Exercise details »
Leave out all pictures. Return exactly the lines from the top of the material through the line containing "plt.rcParams['font.family'] = ['Liberation".

Exercise data »
━━━━━━
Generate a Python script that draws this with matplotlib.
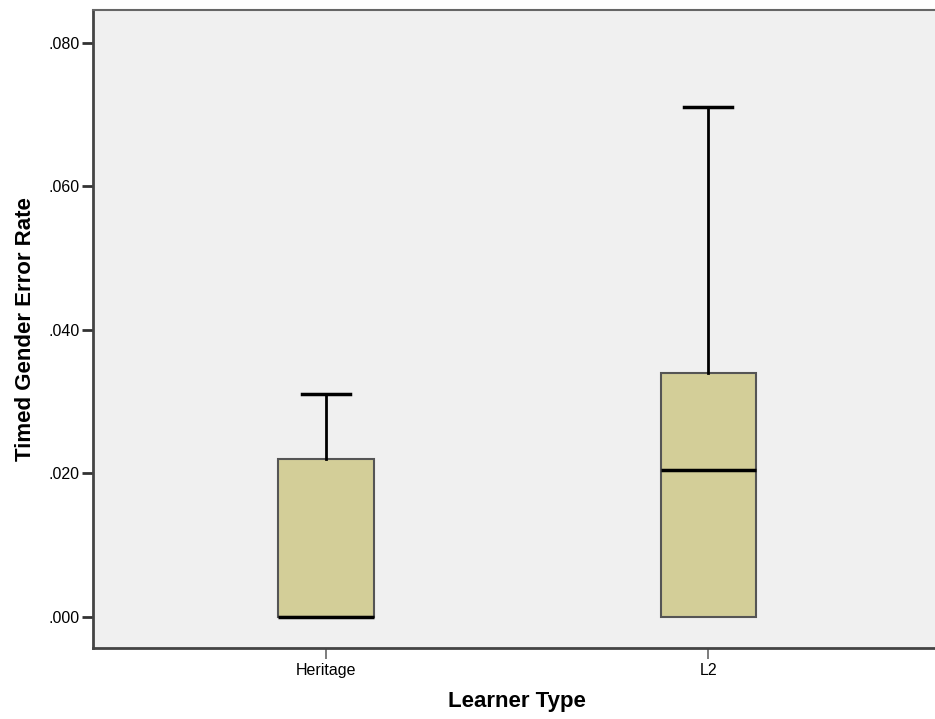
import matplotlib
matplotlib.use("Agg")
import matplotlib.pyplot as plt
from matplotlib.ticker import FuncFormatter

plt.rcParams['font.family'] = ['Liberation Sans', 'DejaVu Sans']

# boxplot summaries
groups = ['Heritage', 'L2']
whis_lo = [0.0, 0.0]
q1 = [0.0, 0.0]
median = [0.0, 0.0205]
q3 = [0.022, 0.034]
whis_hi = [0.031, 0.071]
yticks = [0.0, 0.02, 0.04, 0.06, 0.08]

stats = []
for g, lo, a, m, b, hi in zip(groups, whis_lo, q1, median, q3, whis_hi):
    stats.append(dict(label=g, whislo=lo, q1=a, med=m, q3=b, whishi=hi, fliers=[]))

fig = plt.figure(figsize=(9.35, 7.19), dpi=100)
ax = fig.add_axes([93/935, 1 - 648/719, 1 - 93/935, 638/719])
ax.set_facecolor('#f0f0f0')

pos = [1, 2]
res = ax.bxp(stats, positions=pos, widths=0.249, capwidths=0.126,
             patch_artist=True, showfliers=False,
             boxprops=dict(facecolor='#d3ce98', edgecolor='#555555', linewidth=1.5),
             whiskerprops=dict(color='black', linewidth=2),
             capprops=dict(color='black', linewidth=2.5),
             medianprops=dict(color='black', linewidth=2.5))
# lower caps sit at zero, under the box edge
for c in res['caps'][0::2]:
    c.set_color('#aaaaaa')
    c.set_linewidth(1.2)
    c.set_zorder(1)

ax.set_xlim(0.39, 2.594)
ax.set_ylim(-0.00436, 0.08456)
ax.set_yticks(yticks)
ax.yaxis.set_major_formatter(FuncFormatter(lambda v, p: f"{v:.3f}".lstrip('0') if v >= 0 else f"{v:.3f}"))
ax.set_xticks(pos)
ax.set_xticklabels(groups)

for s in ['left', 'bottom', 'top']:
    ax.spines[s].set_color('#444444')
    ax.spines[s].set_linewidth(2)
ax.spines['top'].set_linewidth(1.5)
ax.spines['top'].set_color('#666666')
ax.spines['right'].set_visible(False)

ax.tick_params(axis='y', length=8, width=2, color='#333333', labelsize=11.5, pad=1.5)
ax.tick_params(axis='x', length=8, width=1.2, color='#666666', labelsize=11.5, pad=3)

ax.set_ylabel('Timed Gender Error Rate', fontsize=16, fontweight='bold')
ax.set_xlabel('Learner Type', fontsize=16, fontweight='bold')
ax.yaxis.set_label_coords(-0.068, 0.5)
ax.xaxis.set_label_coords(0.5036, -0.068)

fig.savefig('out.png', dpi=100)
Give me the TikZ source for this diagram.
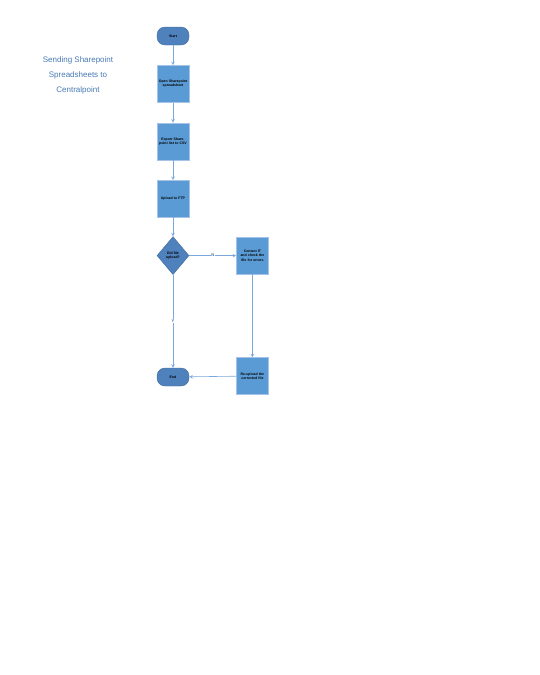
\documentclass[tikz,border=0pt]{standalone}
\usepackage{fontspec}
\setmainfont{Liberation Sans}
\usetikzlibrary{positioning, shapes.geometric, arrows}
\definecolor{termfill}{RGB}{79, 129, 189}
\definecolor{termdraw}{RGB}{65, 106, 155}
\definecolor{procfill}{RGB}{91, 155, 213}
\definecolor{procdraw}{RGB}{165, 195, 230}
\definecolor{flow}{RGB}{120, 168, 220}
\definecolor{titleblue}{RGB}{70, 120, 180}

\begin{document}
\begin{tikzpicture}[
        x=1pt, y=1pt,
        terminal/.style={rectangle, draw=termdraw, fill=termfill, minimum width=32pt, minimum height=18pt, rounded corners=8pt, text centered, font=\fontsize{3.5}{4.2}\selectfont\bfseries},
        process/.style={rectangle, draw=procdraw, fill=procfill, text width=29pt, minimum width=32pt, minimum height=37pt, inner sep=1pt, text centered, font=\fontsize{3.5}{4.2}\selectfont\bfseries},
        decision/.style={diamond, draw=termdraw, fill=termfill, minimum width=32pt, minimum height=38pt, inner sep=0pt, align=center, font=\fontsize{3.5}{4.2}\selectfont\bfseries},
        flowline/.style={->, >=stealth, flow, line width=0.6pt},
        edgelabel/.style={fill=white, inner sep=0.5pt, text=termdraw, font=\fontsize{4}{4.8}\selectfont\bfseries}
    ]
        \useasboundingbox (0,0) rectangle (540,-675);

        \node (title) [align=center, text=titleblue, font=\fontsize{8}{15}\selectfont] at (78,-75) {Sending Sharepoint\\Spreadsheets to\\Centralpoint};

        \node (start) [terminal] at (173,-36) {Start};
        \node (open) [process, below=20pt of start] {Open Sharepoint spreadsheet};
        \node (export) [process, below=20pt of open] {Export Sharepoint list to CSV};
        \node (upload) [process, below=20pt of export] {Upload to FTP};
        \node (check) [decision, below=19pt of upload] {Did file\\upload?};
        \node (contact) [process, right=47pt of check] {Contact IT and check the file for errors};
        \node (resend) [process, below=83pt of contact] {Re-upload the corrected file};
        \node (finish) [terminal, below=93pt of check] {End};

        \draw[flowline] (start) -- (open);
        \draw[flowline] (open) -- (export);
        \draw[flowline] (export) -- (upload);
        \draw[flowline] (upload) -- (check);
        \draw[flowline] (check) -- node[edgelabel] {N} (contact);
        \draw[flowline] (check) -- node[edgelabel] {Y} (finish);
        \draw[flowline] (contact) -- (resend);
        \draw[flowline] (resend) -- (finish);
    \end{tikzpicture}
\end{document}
━━━━━━
Task output »
Generate a Python script that draws this with matplotlib.
import matplotlib
matplotlib.use("Agg")
import matplotlib.pyplot as plt
from matplotlib.ticker import FuncFormatter

plt.rcParams['font.family'] = ['Liberation Sans', 'DejaVu Sans']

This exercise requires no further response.